When Film and Video Arts Society Alberta, or FAVA, first started in 1982, it was about 15 people crowded around the kitchen table of whoever could host the evening. FAVA president and 14-year member Eva Colmers says it was originally just a meeting of great minds, not what it is today, a 400-member artist-run co-op for film education, equipment rentals and mentorship.
“FAVA had zero equipment at its beginning,” she says. “People mainly got together to talk about their plans of making a movie, how to go about it and how to help each other.”
Over the decades, members and the NFB donated their own equipment and the Canada Council lended some, too. As the non-profit society celebrates its 30th birthday this year, it boasts an extensive inventory of camera, film, audio and lighting equipment, and high-resolution cameras considered high-end even by Hollywood standards.

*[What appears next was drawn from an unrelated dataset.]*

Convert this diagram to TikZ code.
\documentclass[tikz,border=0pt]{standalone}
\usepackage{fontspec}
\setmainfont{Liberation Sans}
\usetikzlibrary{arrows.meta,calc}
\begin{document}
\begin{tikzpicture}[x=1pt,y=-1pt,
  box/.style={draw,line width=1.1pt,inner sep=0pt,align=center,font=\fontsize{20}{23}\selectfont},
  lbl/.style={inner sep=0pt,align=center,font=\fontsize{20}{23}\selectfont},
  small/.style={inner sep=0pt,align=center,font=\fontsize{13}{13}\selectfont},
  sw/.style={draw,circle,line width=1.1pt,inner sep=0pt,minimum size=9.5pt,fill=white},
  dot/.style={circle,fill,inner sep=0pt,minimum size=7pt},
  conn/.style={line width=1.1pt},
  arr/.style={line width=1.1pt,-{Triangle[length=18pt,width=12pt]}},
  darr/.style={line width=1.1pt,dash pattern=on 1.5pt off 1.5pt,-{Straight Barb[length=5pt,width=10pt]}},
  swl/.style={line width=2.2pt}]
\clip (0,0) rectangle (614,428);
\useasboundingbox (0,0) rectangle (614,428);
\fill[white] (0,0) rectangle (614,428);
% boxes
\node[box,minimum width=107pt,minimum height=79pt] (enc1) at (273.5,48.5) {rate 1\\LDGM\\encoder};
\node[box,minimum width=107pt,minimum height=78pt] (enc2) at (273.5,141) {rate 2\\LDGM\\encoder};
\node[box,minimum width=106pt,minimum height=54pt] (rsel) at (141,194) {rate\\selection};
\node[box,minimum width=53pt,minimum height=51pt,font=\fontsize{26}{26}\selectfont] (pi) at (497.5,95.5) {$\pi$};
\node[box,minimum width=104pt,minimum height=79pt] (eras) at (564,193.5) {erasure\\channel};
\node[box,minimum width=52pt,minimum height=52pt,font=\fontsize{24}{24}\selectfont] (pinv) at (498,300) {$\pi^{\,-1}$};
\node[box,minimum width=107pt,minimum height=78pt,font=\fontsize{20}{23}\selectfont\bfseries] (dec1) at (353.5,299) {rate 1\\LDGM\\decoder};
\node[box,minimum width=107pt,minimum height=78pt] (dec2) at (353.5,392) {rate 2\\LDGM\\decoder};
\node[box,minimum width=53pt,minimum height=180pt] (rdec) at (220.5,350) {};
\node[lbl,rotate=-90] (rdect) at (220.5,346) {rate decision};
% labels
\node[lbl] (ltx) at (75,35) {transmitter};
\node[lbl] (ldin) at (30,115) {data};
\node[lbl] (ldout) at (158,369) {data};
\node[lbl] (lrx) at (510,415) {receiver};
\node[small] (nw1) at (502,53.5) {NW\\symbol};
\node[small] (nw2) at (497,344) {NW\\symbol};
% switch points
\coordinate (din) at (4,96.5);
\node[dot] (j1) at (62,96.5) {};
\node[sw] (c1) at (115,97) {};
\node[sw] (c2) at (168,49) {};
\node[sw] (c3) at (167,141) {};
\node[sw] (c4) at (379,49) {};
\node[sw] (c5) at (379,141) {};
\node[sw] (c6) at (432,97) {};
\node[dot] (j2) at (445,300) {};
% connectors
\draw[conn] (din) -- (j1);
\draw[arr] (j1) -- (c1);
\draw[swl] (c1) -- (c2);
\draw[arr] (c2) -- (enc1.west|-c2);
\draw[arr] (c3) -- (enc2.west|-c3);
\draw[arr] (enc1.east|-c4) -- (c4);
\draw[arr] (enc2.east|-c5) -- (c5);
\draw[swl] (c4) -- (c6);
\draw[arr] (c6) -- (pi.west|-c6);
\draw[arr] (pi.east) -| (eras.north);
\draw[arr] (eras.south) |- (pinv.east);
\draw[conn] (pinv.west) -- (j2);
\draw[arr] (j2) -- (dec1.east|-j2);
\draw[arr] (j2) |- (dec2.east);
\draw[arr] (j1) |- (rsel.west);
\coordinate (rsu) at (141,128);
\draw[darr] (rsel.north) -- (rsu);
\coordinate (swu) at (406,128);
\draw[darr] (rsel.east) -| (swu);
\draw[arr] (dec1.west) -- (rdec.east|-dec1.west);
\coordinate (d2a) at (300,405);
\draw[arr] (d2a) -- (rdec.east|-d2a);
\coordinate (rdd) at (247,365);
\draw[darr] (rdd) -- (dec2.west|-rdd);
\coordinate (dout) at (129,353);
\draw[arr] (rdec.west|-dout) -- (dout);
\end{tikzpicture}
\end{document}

But, says prize-winning filmmaker Trevor Anderson, what FAVA really delivers to its members is a “punk, grassroots, do-it-yourself attitude” that’s helped him create all his films.

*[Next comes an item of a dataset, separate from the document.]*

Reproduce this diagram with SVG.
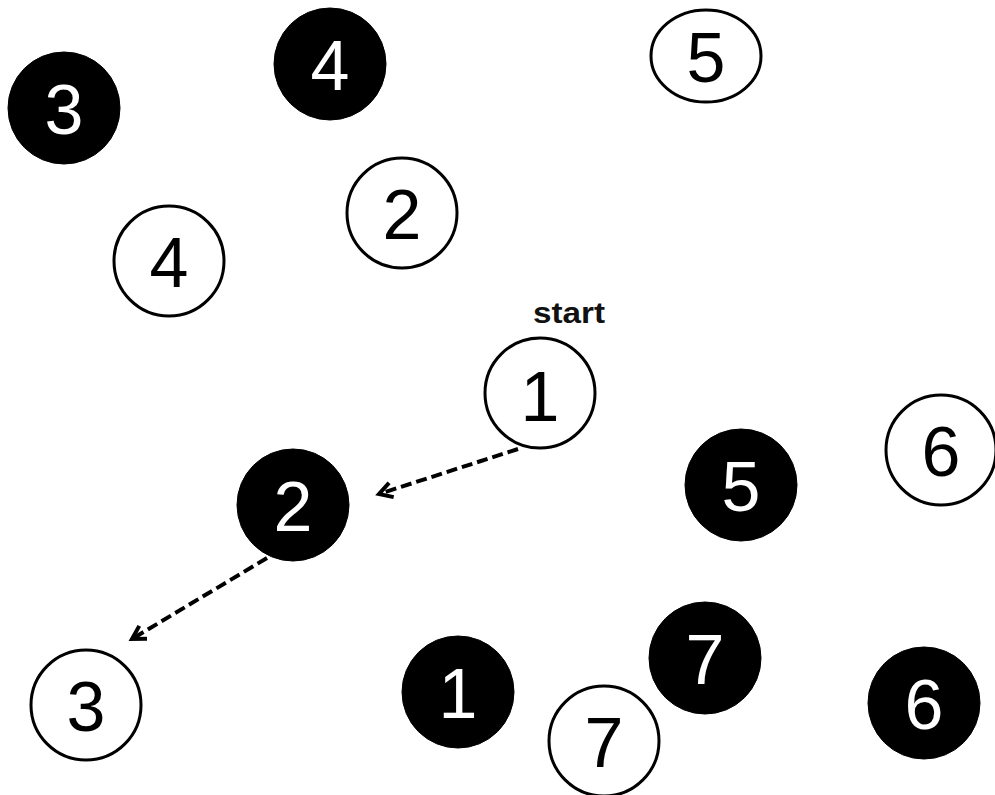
<svg xmlns="http://www.w3.org/2000/svg" width="995" height="795" viewBox="0 0 995 795">
<style>
.w{fill:#fff;stroke:#000;stroke-width:3}
.b{fill:#000;stroke:#000;stroke-width:1}
.tw{font-family:"Liberation Sans",Arial,sans-serif;font-size:70px;fill:#000;text-anchor:middle}
.tb{font-family:"Liberation Sans",Arial,sans-serif;font-size:70px;fill:#fff;text-anchor:middle}
.lbl{font-family:"Liberation Sans",Arial,sans-serif;font-size:29px;font-weight:bold;fill:#111;text-anchor:middle}
.edge{fill:none;stroke:#000;stroke-width:4;stroke-dasharray:11 5}
</style>
<defs>
<marker id="arr" markerUnits="userSpaceOnUse" markerWidth="24" markerHeight="24" viewBox="-18 -12 24 24" refX="0" refY="0" orient="auto">
<path d="M-13,-7.5 L0,0 L-13,7.5" fill="none" stroke="#000" stroke-width="4"/>
</marker>
</defs>
<rect width="995" height="795" fill="#fff"/>
<g id="connectors">
<line class="edge" x1="518" y1="449" x2="379" y2="494" marker-end="url(#arr)"/>
<line class="edge" x1="267" y1="558" x2="132" y2="639" marker-end="url(#arr)"/>
</g>
<g id="b3"><circle class="b" cx="64" cy="108" r="56"/><text class="tb" x="64" y="134">3</text></g>
<g id="b4"><circle class="b" cx="330" cy="64" r="56"/><text class="tb" x="330" y="90">4</text></g>
<g id="w5"><ellipse class="w" cx="706" cy="56" rx="55" ry="46"/><text class="tw" x="706" y="82">5</text></g>
<g id="w2"><circle class="w" cx="402" cy="213" r="55"/><text class="tw" x="402" y="239">2</text></g>
<g id="w4"><circle class="w" cx="169" cy="261" r="55"/><text class="tw" x="169" y="287">4</text></g>
<g id="start-label"><text class="lbl" x="569" y="323" textLength="72" lengthAdjust="spacingAndGlyphs">start</text></g>
<g id="w1"><circle class="w" cx="540" cy="393" r="55"/><text class="tw" x="540" y="421">1</text></g>
<g id="w6"><circle class="w" cx="941" cy="450" r="55"/><text class="tw" x="941" y="476">6</text></g>
<g id="b5"><circle class="b" cx="741" cy="485" r="56"/><text class="tb" x="741" y="511">5</text></g>
<g id="b2"><circle class="b" cx="293" cy="505" r="56"/><text class="tb" x="293" y="531">2</text></g>
<g id="w3"><circle class="w" cx="86" cy="705" r="55"/><text class="tw" x="86" y="731">3</text></g>
<g id="b1"><circle class="b" cx="458" cy="692" r="56"/><text class="tb" x="458" y="718">1</text></g>
<g id="b7"><circle class="b" cx="705" cy="658" r="56"/><text class="tb" x="705" y="684">7</text></g>
<g id="w7"><circle class="w" cx="604" cy="741" r="55"/><text class="tw" x="604" y="767">7</text></g>
<g id="b6"><circle class="b" cx="924" cy="703" r="56"/><text class="tb" x="924" y="729">6</text></g>
</svg>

In fact, Anderson, who is also FAVA’s director of programming, says without this attitude, his documentary, The High Level Bridge, probably would have ended up tossed in a drawer. Instead, it enjoyed an international film festival circuit that won it recognition from AFI, Sundance and Roger Ebert himself.
(He can add one late addition to its trophy collection; an independent committee gave Anderson’s 2010 film the inaugural Award of Excellence in March as part of the festival FAVA launched for its 30th anniversary.)
Anderson looks poised to repeat this success with The Man That Got Away, his new musical about his Uncle Jimmy, which already won him a short film prize and three-month residency from Berlin’s international film festival.
Anderson had been tossing around the idea for years – there were many ways to tell the story of his tap-dancing uncle who ended up in rehab with Judy Garland – but with the help of FAVA member actors and technicians, the organization’s high-end equipment and its DIY-attitude, it came together.